Flugblatt-Affäre: Söder muss entscheiden

Bayerns Ministerpräsident Markus Söder (CSU) will am Sonntagvormittag kurzfristig eine Pressekonferenz geben. Die Staatskanzlei lud für 11.00 Uhr dazu ein, «aus aktuellem Anlass», wie es in der Einladung hieß.

Mit Spannung wird Söders Entscheidung erwartet, ob er seinen Stellvertreter Hubert Aiwanger (Freie Wähler) wegen der Affäre rund um ein antisemitisches Flugblatt aus Schulzeiten entlässt oder nicht.

Der Freie-Wähler-Vorsitzende hat Söders Fragenkatalog dazu schriftlich beantwortet - nach Angaben aus CSU-Kreisen vom Samstag werden die Antworten nun «in Ruhe» ausgewertet. Weder der Inhalt der Fragen noch die Antworten sind bekannt. Laut der Bayerischen Landesverfassung kann der Ministerpräsident seine Ministerinnen und Minister mit Zustimmung des Landtages entlassen.

Markus Söder mit Hubert Aiwanger (Bild: Stefan Puchner/dpa)
Markus Söder mit Hubert Aiwanger (Bild: Stefan Puchner/dpa)

Aiwanger selbst sieht «überhaupt keinen Grund für einen Rücktritt oder eine Entlassung», wie er der «Bild am Sonntag» sagte. Der 52-Jährige forderte ein Ende der «Hexenjagd». Er wird heute zu Terminen in Bayern erwartet, Söder gibt dem ZDF ein Sommerinterview.
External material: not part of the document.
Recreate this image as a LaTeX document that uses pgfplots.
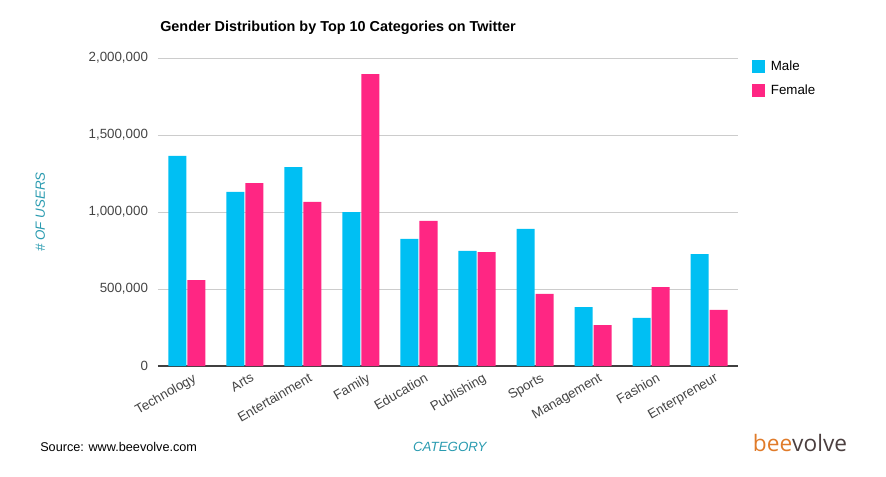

Aiwanger möchte Fortsetzung der Koalition

Bei einem Auftritt am Samstag im hessischen Landtagswahlkampf beantwortete Aiwanger keine Fragen zur Flugblatt-Affäre. «Da wird nur wieder was draus gedreht», sagte er nach seinem Auftritt. In Hessen wird ebenso wie in Bayern am 8. Oktober ein neuer Landtag gewählt.
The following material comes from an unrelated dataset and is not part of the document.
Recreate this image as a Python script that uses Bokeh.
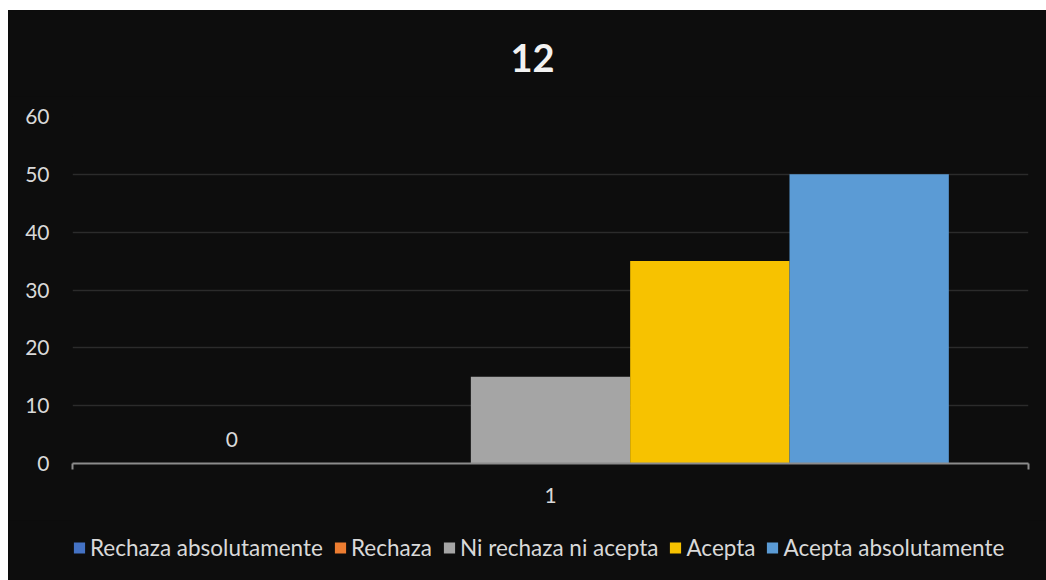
from bokeh.plotting import figure
from bokeh.models import (Range1d, Legend, LegendItem, FixedTicker, ColumnDataSource)
from bokeh.layouts import column
from bokeh.transform import dodge
from bokeh.core.properties import value
from bokeh.embed import file_html
from bokeh.resources import INLINE

category = ["1"]
series = ["Rechaza absolutamente", "Rechaza", "Ni rechaza ni acepta", "Acepta", "Acepta absolutamente"]
values = [0, 0, 15, 35, 50]
colors = ["#4472c4", "#ed7d31", "#a5a5a5", "#f7c200", "#5b9bd5"]
title_text = "12"
y_ticks = [0, 10, 20, 30, 40, 50, 60]

BG = "#0d0d0d"
TXT = "#d9d9d9"
FONT = "Lato"
W = 1038


def strip(height, top=0, bottom=0):
    f = figure(width=W, height=height, output_backend="svg", toolbar_location=None,
               x_range=Range1d(0, 1), y_range=Range1d(0, 1),
               x_axis_location=None, y_axis_location=None,
               background_fill_color=BG, border_fill_color=BG,
               outline_line_color=BG, outline_line_alpha=1, outline_line_width=1,
               min_border_left=20, min_border_right=0, min_border_top=top, min_border_bottom=bottom)
    f.xgrid.grid_line_color = None
    f.ygrid.grid_line_color = None
    return f


# title strip
tp = strip(86)
tp.text(x=[0.5], y=[0.453], text=[title_text], text_font=value(FONT), text_font_size="38px",
        text_font_style="bold", text_color="#f2f2f2", text_align="center",
        text_baseline="middle", x_offset=-18)

# main chart
xpos = [i + 1 for i in range(len(category))]
p = figure(width=W, height=424, output_backend="svg", toolbar_location=None,
           x_range=Range1d(0.5, len(category) + 0.5),
           y_range=Range1d(0, 60),
           background_fill_color=BG, border_fill_color=BG,
           outline_line_color=BG, outline_line_alpha=1, outline_line_width=1,
           min_border_left=64, min_border_right=18, min_border_top=20, min_border_bottom=57)

n = len(series)
w = 1.0 / (n + 1)
for i, (s, v, c) in enumerate(zip(series, values, colors)):
    src = ColumnDataSource(dict(x=xpos, top=[v], lab=[str(v)]))
    off = (i - (n - 1) / 2) * w
    p.vbar(x=dodge("x", off), top="top", width=w, source=src,
           fill_color=c, line_color=None)
    if i == 0:
        p.text(x=dodge("x", off), y="top", text="lab", source=src,
               text_font=value(FONT), text_font_size="21px", text_color=TXT,
               text_align="center", text_baseline="bottom", y_offset=-17)

p.yaxis.ticker = FixedTicker(ticks=y_ticks)
p.yaxis.axis_line_color = None
p.yaxis.major_tick_line_color = None
p.yaxis.minor_tick_line_color = None
p.yaxis.major_label_text_font = FONT
p.yaxis.major_label_text_font_size = "21px"
p.yaxis.major_label_text_color = TXT
p.yaxis.major_label_standoff = 17

p.xaxis.ticker = FixedTicker(ticks=xpos, minor_ticks=[x - 0.5 for x in xpos] + [xpos[-1] + 0.5])
p.xaxis.major_label_overrides = {x: c for x, c in zip(xpos, category)}
p.xaxis.axis_line_color = "#8c8c8c"
p.xaxis.axis_line_width = 2
p.xaxis.major_tick_line_color = None
p.xaxis.major_tick_out = 0
p.xaxis.minor_tick_line_color = "#8c8c8c"
p.xaxis.minor_tick_line_width = 2
p.xaxis.minor_tick_in = 0
p.xaxis.minor_tick_out = 6
p.xaxis.major_label_text_font = FONT
p.xaxis.major_label_text_font_size = "21px"
p.xaxis.major_label_text_color = TXT
p.xaxis.major_label_standoff = 18

p.xgrid.grid_line_color = None
p.ygrid.grid_line_color = "#2b2b2b"
p.ygrid.grid_line_width = 1.5

# legend strip (zero-height proxy bars, only used for the legend swatches)
lp = strip(60, top=0, bottom=6)
items = []
for s, c in zip(series, colors):
    r = lp.vbar(x=[0.5], top=[0], bottom=[0], width=0.01, fill_color=c, line_color=None)
    items.append(LegendItem(label=s, renderers=[r]))
legend = Legend(items=items, orientation="horizontal", location="center_left",
                label_text_font=FONT, label_text_font_size="22.5px", label_text_color=TXT,
                glyph_width=14, glyph_height=14, label_standoff=4, spacing=10,
                background_fill_alpha=0, border_line_color=None, padding=0, margin=0)
lp.add_layout(legend, "center")

layout = column(tp, p, lp, spacing=0, margin=(10, 0, 0, 8),
                styles={"background-color": BG})
open("out.html", "w").write(file_html(layout, INLINE))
Der «Bild am Sonntag» sagte Aiwanger, dass er die Koalition mit der CSU weiterführen möchte: «Ich wünsche mir, dass es nach den Wahlen eine Fortsetzung der Koalition von uns mit der CSU geben kann, natürlich hängt das aber vom Wahlergebnis ab.» Seine Wähler seien empört über die «Kampagne».

Bei der Veranstaltung in Hessen erhielt Aiwanger Zuspruch vom dortigen Freie-Wähler-Chef Engin Eroglu. Auch wenn die seit einer Woche kursierenden Vorwürfe gegen den Bundesparteichef und bayerischen Regierungsvize «alle schlimm» seien, gebe es «nicht einen Beweis» dafür, sagte Eroglu nahe dem nordhessischen Ort Wetter. Aiwanger habe «glaubwürdig versichert», dass er das Flugblatt nicht geschrieben habe, und sei «nicht Auslöser dieser Kampagne».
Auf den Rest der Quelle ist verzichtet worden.